Ever since Magic Wand was released on K in 2004, the music Kyle Field has released under his Little Wings moniker has taken on a slow aimlessness. Reflective of his assumed and somewhat publicized lifestyle, his songs seem to be intent on lulling the listener into a relaxed, stress-free transient state. The songs, themselves drifting along, maintain a distant, fleeting quality even when listened to closely. Whether such a carefree lifestyle exists in reality or only in his mind (as the Microphones/Little Wings documentary Wise Old Little Boy suggests), we can easily imagine a group of Pacific northwestern bearded drifters performing these songs from scratch, and with genuineness.

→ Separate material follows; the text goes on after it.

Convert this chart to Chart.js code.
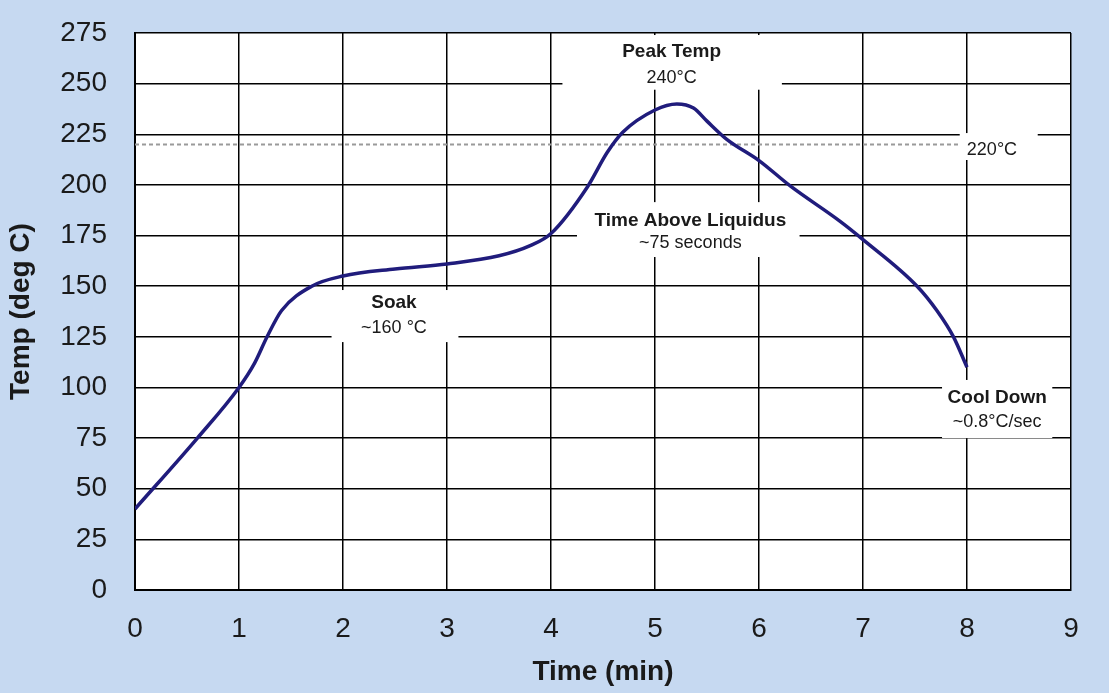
<!DOCTYPE html>
<html>
<head>
<meta charset="utf-8">
<script src="https://cdn.jsdelivr.net/npm/chart.js@4.4.1/dist/chart.umd.min.js"></script>
<style>
  html, body { margin: 0; padding: 0; background: #c6d9f1; }
  #wrap { width: 1109px; height: 693px; }
</style>
</head>
<body>
<div id="wrap"><canvas id="reflow"></canvas></div>
<script>
// reflow profile
const timeMin = [0, 0.6, 1, 1.15, 1.27, 1.41, 1.7, 2, 2.5, 3, 3.5, 3.8, 4, 4.35, 4.54, 4.69, 5, 5.21, 5.37, 5.5, 5.69, 6, 6.3, 6.78, 7, 7.52, 7.71, 7.87, 8];
const tempC   = [40, 75, 100, 112, 125, 138, 150, 155, 158.5, 161, 165, 170, 176, 199, 216, 226, 237, 240, 238, 231.5, 222.5, 212, 199.5, 182, 173, 150, 138, 125, 110];

const liquidusTime = [0, 8];
const liquidusTemp = [220, 220];

const yTicks = [0, 25, 50, 75, 100, 125, 150, 175, 200, 225, 250, 275];
const xTicks = [0, 1, 2, 3, 4, 5, 6, 7, 8, 9];

// callouts: text only, placement is in the plugin below
const calloutText = [
    ['Peak Temp', '240°C'],
    ['220°C'],
    ['Time Above Liquidus', '~75 seconds'],
    ['Soak', '~160 °C'],
    ['Cool Down', '~0.8°C/sec']
];

// box corners and text centres in data units
const calloutPlace = [
    { x1: 4.11, x2: 6.22, y1: 274, y2: 247, cx: 5.16, ys: [265.5, 253] },
    { x1: 7.93, x2: 8.68, y1: 225.6, y2: 212.3, cx: 8.24, ys: [217.2] },
    { x1: 4.25, x2: 6.39, y1: 191.5, y2: 164.4, cx: 5.34, ys: [182.4, 171.3] },
    { x1: 1.89, x2: 3.11, y1: 148.1, y2: 122.4, cx: 2.49, ys: [141.7, 129.3] },
    { x1: 7.76, x2: 8.82, y1: 103.7, y2: 75, cx: 8.29, ys: [94.8, 82.9] }
];

const plotBg = {
    id: 'plotBg',
    beforeDraw(chart) {
        const { ctx, chartArea: a } = chart;
        ctx.save();
        ctx.fillStyle = '#ffffff';
        ctx.fillRect(a.left, a.top, a.right - a.left, a.bottom - a.top);
        ctx.restore();
    }
};

// white boxes with text, drawn after the dashed line and before the curve
const callouts = {
    id: 'callouts',
    afterDatasetDraw(chart, args) {
        if (args.index !== 1) return;
        const { ctx, scales: { x, y } } = chart;
        ctx.save();
        calloutPlace.forEach((p, i) => {
            const l = x.getPixelForValue(p.x1), r = x.getPixelForValue(p.x2);
            const t = y.getPixelForValue(p.y1), b = y.getPixelForValue(p.y2);
            ctx.fillStyle = '#ffffff';
            ctx.fillRect(l, t, r - l, b - t);
            ctx.fillStyle = '#1a1a1a';
            ctx.textAlign = 'center';
            ctx.textBaseline = 'middle';
            calloutText[i].forEach((txt, j) => {
                const bold = calloutText[i].length > 1 && j === 0;
                ctx.font = (bold ? 'bold 19px' : '18px') + ' "Liberation Sans", Arial, sans-serif';
                ctx.fillText(txt, x.getPixelForValue(p.cx), y.getPixelForValue(p.ys[j]));
            });
        });
        ctx.restore();
    }
};

const tickFont = { family: '"Liberation Sans", Arial, sans-serif', size: 28 };
const titleFont = { family: '"Liberation Sans", Arial, sans-serif', size: 28, weight: 'bold' };

new Chart(document.getElementById('reflow'), {
    type: 'line',
    data: {
        datasets: [{
            label: 'Profile',
            data: timeMin.map((t, i) => ({ x: t, y: tempC[i] })),
            borderColor: '#201c7c',
            borderWidth: 3.5,
            pointRadius: 0,
            fill: false,
            cubicInterpolationMode: 'monotone',
            order: 0
        }, {
            label: 'Liquidus',
            data: liquidusTime.map((t, i) => ({ x: t, y: liquidusTemp[i] })),
            borderColor: '#9a9a9a',
            borderWidth: 2,
            borderDash: [4, 3],
            pointRadius: 0,
            fill: false,
            order: 1
        }]
    },
    options: {
        responsive: true,
        maintainAspectRatio: false,
        animation: false,
        layout: { padding: { top: 33, right: 38, left: 0, bottom: 0 } },
        plugins: {
            legend: { display: false },
            tooltip: { enabled: false }
        },
        scales: {
            x: {
                type: 'linear',
                min: 0,
                max: 9,
                afterBuildTicks: s => { s.ticks = xTicks.map(v => ({ value: v })); },
                afterFit: s => { s.height = 103; s.paddingLeft = 0; s.paddingRight = 0; },
                grid: { color: '#000000', lineWidth: 1.5, drawTicks: false },
                border: { color: '#000000', width: 2 },
                ticks: { color: '#1a1a1a', font: tickFont, padding: 22, maxRotation: 0 },
                title: { display: true, text: 'Time (min)', color: '#1a1a1a', font: titleFont, padding: { top: 0, bottom: 4 } }
            },
            y: {
                min: 0,
                max: 275,
                afterBuildTicks: s => { s.ticks = yTicks.map(v => ({ value: v })); },
                afterFit: s => { s.width = 135; s.paddingTop = 0; s.paddingBottom = 0; },
                grid: { color: '#000000', lineWidth: 1.5, drawTicks: false },
                border: { color: '#000000', width: 2 },
                ticks: { color: '#1a1a1a', font: tickFont, padding: 28 },
                title: { display: true, text: 'Temp (deg C)', color: '#1a1a1a', font: titleFont, padding: { top: 4, bottom: 0 } }
            }
        }
    },
    plugins: [plotBg, callouts]
});
</script>
</body>
</html>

The down side to being able to capture such an elusive sound and lifestyle is that Field has strayed little lately from slow, soft acoustics. Perhaps one needs some tension from time to time. The experimental sonic sounds and playfulness that accompanied early Little Wings (see Discover Worlds of Wonder and Wonderue) and helped to make Field visible in a pre-resurgent-folk era have drifted away themselves to leave an often redundant soft calmness that too easily becomes background music (which is perfectly fine if used as a sleep aid).
So, when an energetic clip of Field’s new collective, Be Gulls, performing at the 2007 Anacortes, Washington What the Heck Fest appeared on the World Wide Web, it seemed for a brief moment that Field may be branching out and waking up. The other Be Gulls are Lee Baggett, who sounds like a mix of Dylan and Young; surfboard maker Keith Boller; and Brian Malloy and Dave Matthies of the Gift Machine. Unfortunately, the lively rendition of “Seasons” contained in that video clip, with Lee Baggett singing and Yacht’s Jona Bechtolt on drums, is just that: a livelier rendition of the stripped-down version contained on the Be Gulls debut By the Beach.
The remainder of the seven-song album is reminiscent of the most recent Little Wings release, last year’s Soft Pow’r. It is a slice of improvised ocean-breeze mellowness with slow melodies and stream-of-consciousness lyrics. While slim, the influences of those other than Field is not entirely missing. “Whisperskits” benefits from a light-hearted vibe throughout that picks up enough to actually find a groove. “Hello?” is a comedic soundscape of what it may be like to hang out with the Be Gulls in Anacortes among the other drifters. Baggett’s “Seasons” stands out as a song of a troubadour rather than a talented drifter. Meaning, I suppose, that Field should have handed over the singing duties more often. Baggett’s voice has purpose, while Fields’s is still searching and wandering, a sound that tends to get old.
Regardless, By the Beach is I hope the beginning of livelier collaboration for Field. In reality, there is not much of a difference between it and a Little Wings album. Field is still the one constant among an array of other musicians. He stretches out a bit, but the Be Gulls drift closely alongside Little Wings, making a delicate, at times beautiful and pleasant album that can lull us to sleep.